Honeycomb sweetness combined with a soft maltiness & grain heat. A decent gentle warming made this a very easy going winning blend in my book. Nothing too fancy – not too expensive – yet different enough to warrant a purchase – after all – it is a distillery exclusive!
Being the only person at the bar, I took full advantage of the bartender’s attention and went for a double bill of the new 13 Year Old Murder Lane & 16 Year Old Keeper’s Coin Single Malts.
Now I should state all the current offerings are sourced product from an unnamed Irish Distillery – or distilleries for the blends – until Dublin Liberties Distillery distillate is fully matured. Even then the grain element will continue to be sourced as only single malt will be made at the site.
That’s not to diminish the current offerings – all resplendent in elaborately designed artwork & presentation boxes.
The 13 Year Old Murder Lane at 46% is matured in ex bourbon casks with a finish in Tokaj Wine casks.
I’d not heard of Tokaj before – but it’s an area in Hungary famous for it’s wines – which kind of makes this a rather unique Irish Whiskey offering!
Warming vanilla, slight spice with richness & depth to boot. Smooth on tasting. Growing peppery spice with sweet dark fruits coming through. Long finish with a sweet spicy appeal.
The 16 Year Old Keeper’s Coin at 46% is also ex bourbon matured but with a PX cask finish.

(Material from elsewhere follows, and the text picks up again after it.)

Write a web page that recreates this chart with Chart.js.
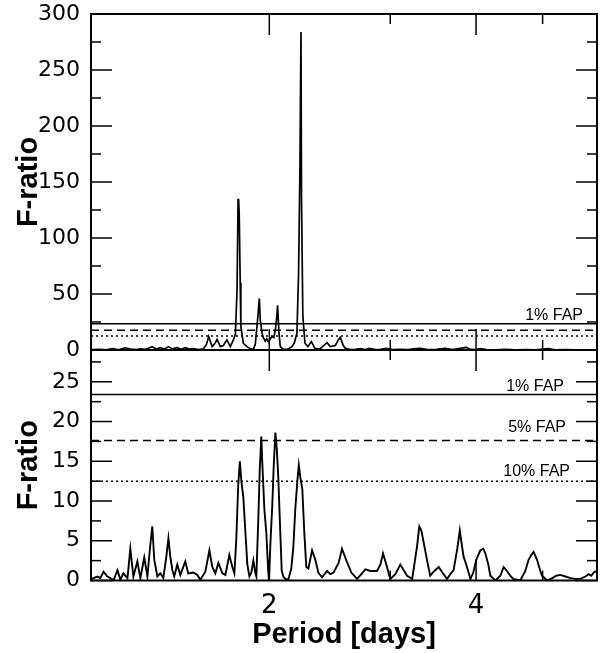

Rich dark sweetness with plenty of depth. Smooth, soft, the dark PX sweetness coming in with a lovely drying prickly spice. Long lasting loveliness.
There is another even older offering – the 27 Year Old King Of Hell – but at 2700 euro – and not available by the glass – I declined the opportunity.
The Dublin Liberties Distillery is fully open for tastings, tours, shopping & relaxing in the cafe. It’s a wonderful addition to the ever expanding Irish Whiskey scene both within the Liberties area of Dublin as well as the country as a whole.
They have very attractive & tasty offerings to suit all tastes – as well as budgets – and I wish all connected with the distillery a hearty toast to their future success.